Signed, sealed and… check back in nine months time to see what’s actually been delivered
Hallelujah. We got there. US-China Phase One has been ceremoniously signed in Washington DC with Chinese VP Liu He and Trump fronting the media as a collegial, collaborative and committed pair. It’s only taken 94 days since they supposedly “reached” the deal when He and a group of Chinese delegates left the US in October. But nevertheless, it’s done and markets are onto bigger and better things.
Oh wait. There’s still the age old question of whether it’ll be enforced. Questionable. But markets are likely to see past those risks associated with high long-term trade policy uncertainty as the bull run continues to edge higher unabated. Though, you can see that there is some tentativeness to roll higher, after all, most of it was already priced in.
Remarks by Liu He stating China will buy an extra US$200bn worth of goods, based on “market conditions”, only reinforces scepticism that’s existed in pockets of the market since the beginning of false promises and numerous breaches over the past two years. The fact that China can exit the Phase One agreement quite easily should a US complaint “be taken in bad faith” is even more concerning.

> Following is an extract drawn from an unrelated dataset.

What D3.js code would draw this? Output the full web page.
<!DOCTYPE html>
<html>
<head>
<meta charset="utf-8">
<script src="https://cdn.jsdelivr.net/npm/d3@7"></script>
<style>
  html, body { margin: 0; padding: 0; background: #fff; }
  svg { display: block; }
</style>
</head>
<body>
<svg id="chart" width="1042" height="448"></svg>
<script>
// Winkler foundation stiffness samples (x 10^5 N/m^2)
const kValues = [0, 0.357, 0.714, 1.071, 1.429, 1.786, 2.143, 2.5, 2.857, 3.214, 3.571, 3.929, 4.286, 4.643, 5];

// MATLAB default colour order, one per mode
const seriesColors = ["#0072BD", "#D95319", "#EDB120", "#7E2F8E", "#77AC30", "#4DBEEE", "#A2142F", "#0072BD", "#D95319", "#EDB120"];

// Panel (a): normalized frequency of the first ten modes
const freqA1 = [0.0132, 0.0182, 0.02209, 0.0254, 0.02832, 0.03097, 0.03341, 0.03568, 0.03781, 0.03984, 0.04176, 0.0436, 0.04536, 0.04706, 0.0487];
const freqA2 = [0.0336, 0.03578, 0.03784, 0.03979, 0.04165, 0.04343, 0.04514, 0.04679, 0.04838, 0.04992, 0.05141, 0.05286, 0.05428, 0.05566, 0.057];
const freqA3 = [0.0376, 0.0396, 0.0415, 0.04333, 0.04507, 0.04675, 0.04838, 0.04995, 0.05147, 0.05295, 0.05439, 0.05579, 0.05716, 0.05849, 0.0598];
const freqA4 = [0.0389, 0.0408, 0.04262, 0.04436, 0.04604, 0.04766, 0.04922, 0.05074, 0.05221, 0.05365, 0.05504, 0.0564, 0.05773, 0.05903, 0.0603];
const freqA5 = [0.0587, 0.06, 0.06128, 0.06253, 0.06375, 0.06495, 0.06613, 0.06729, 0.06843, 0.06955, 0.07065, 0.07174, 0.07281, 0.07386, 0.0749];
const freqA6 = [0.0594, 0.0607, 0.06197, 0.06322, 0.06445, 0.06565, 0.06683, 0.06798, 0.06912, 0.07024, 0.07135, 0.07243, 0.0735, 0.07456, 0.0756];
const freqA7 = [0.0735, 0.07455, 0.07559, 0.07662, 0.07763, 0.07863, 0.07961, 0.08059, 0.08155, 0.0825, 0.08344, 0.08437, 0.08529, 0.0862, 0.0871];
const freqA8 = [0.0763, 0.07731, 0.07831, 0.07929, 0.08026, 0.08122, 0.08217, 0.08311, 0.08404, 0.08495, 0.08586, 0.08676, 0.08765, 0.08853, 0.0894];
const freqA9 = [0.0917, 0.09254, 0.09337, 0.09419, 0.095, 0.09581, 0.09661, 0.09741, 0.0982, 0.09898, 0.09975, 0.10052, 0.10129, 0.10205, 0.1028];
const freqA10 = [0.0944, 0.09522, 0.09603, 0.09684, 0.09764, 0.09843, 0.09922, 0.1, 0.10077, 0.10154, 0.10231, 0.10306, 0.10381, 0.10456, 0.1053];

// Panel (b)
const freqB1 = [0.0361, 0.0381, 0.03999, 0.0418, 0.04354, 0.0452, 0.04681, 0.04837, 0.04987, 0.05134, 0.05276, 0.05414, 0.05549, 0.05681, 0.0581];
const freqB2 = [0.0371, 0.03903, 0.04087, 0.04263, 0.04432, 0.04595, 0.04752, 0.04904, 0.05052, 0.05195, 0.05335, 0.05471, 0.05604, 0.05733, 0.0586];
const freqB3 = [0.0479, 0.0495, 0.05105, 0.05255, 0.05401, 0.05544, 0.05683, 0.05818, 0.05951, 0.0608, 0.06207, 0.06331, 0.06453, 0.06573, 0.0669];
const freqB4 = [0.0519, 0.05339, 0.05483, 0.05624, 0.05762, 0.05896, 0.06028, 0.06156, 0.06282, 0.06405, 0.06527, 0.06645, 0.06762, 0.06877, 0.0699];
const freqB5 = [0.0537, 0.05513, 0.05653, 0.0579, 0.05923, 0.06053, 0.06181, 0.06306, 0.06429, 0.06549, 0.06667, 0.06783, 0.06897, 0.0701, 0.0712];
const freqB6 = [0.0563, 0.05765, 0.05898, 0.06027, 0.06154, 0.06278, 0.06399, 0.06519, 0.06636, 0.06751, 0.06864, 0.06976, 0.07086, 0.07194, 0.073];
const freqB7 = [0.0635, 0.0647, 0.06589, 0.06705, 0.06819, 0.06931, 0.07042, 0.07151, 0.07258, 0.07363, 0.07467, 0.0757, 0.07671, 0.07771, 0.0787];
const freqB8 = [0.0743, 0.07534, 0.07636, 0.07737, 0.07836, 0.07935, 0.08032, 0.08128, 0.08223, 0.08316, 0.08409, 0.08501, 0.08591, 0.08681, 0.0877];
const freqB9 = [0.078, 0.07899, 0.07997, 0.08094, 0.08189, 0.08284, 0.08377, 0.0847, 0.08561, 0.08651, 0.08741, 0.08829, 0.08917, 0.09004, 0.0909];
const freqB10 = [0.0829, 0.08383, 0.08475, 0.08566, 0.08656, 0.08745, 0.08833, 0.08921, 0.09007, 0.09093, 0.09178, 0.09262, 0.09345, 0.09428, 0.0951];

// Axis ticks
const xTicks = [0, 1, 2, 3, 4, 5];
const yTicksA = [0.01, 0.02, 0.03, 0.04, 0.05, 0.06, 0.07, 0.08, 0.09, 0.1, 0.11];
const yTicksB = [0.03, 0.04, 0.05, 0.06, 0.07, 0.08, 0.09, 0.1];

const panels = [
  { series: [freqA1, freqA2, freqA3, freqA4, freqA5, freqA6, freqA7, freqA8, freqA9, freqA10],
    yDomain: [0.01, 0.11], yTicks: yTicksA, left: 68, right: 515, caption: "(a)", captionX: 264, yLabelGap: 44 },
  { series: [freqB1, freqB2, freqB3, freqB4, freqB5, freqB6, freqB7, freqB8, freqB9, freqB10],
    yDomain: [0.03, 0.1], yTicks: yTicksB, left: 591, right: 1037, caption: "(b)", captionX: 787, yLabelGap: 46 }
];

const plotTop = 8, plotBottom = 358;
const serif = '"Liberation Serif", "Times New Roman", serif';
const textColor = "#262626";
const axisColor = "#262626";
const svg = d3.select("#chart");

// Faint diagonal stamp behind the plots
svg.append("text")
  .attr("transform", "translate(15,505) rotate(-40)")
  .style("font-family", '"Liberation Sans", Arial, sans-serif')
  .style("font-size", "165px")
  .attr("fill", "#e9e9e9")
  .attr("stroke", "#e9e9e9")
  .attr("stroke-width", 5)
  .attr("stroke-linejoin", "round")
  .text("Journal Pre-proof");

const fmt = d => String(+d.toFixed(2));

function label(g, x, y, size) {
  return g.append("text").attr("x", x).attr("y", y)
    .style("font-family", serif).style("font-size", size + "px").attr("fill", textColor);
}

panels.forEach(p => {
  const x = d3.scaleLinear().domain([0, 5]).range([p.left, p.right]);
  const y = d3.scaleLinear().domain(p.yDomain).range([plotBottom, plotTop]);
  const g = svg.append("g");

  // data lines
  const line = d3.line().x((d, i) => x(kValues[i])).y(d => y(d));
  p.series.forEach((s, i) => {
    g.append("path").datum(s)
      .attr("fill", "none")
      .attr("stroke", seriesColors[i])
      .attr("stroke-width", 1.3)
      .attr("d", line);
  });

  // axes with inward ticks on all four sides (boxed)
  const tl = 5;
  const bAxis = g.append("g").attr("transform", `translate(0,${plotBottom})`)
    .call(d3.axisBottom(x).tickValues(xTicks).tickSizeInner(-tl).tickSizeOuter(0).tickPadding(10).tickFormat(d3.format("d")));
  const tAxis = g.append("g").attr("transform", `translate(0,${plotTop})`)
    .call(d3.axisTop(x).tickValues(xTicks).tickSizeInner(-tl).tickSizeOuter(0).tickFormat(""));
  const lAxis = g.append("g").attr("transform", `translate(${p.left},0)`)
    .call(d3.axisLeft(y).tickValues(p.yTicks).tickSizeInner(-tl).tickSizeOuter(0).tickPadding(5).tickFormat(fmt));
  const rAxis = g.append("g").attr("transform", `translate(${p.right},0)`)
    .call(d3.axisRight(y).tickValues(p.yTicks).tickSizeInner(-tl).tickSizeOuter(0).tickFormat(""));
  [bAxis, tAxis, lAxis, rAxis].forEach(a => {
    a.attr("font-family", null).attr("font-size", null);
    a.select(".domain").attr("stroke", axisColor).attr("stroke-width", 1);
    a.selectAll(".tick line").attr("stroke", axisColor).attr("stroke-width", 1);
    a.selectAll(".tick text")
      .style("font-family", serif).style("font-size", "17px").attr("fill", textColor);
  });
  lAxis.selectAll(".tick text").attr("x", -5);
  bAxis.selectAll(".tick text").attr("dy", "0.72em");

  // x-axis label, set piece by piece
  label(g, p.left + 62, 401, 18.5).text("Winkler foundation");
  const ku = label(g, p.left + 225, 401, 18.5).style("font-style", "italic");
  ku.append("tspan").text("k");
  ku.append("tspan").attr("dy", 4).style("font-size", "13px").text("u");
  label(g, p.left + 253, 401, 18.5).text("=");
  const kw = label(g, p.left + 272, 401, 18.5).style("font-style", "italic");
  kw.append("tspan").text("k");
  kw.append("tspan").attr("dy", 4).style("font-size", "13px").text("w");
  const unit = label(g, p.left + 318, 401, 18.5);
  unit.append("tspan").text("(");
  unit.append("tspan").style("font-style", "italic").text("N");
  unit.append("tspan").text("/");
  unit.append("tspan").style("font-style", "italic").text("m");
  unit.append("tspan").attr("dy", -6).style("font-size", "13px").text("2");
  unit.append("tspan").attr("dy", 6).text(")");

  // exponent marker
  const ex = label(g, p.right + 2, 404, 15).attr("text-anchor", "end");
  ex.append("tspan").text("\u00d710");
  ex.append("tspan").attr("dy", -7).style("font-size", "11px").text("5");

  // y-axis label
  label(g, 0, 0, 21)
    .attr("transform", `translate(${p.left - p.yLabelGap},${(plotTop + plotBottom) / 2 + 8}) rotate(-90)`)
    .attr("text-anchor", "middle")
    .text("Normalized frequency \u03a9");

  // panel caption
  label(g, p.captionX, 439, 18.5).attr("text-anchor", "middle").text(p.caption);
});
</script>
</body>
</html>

Even though Phase Two talks look to start “very, very shortly”, markets could be in for a bumpy ride if calls for non-compliance begin to get even louder. But in the meantime, underwhelming risk sentiment has equities broadly higher. FTSE eyes off a flattish start as suggested by futures. DAX isn’t too far off either primed for a +15pt gain. S&P inches ever so close to 3,300.
US Retail Sales the one to watch tonight
Weaker US PPIs overnight came and went to little effect in FX markets, which is characteristic really of how low historical and forward volatility is at the present time. And just because volatility is low, doesn’t necessarily mean its cheap and that by some law of nature, should revert to “normal” ranges.
With US Retail Sales out tonight (1.30pm GMT), maybe that can spark a bit of life into FX. After all, it’s an important data point that offers more clues into the resilience of the US Consumer – a key theme that is set to direct investment portfolio flows throughout 2020. This is a data point that helps firm the choice between the attraction of carry and safety in the US, and low levels of growth elsewhere.
The fact that behemoth retailers, the likes of Macy’s and Target, failed to meet holiday targets, could see December retail sales underperform. It’s not exactly a perfect science, but it is suggestive.
BoE January cut favoured
There wasn’t much to cheer in BoE space as UK Dec. CPI missed expectations (1.5% vs 1.3% exp.). Not exactly the decider, market pricing still reacted edging closer towards a full 25bps rate cut. From the STIRs curve, we can see that markets are now implying a 63% likelihood that MPC cuts on Jan. 30, having risen dramatically over the past fortnight.
Furthermore, while emphasis is put on UK PMIs next Friday, it’s worthwhile having a look a the release of the BoE’s Credit Conditions survey (9.30am GMT) for a feel of how credit is flowing through the UK economy. Though Sterling currently sustains above its 55d-MA, pricing in of a full rate-cut could see GBPUSD dive into 200d-MA in the near-term.
Good times down under (and across the Tasman)
Despite the devastation of bushfires rocking the nation, the Aussie stock market ASX seems to be largely unfazed and in party mode, having broken through the psychological resistance point of 7,000 for the first time in its history.
Stocks that have been weighed on by the negative impacts of the bushfires are far and few between, and even then, still register positive returns. The RBA, likely to deliver two rate cuts in 2020, seems to be driving participants mindlessly towards a “buy now, ask questions later” approach. With plenty of domestic challenges unresolved, it’s going to be hard to reconcile these levels once the sugar hit of slashing rates wear off.
Elsewhere, a neighbourly NZDUSD looked upbeat, outperforming all G10 pairs after homes prices in some major cities rose to multi-year highs. A hot housing market stoked by low supply and strong population growth puts pressure on RBNZ to keep rates as is, come its next meeting in early February.
Netflix
Netflix (NFLX), the 140bn market cap digital streaming and production company, is due to report Q4 earnings prior to US open. There are a few key lines to look out for, one being none other than subscriber growth, a major focus for the behemoth FANG stock. Consensus expectations suggest 7.6m subscribers will be added in Q4 2019, though it could be trickier to estimate than it seems given the introduction of Disney+ late last year, and with it, the impacts of consumer switching.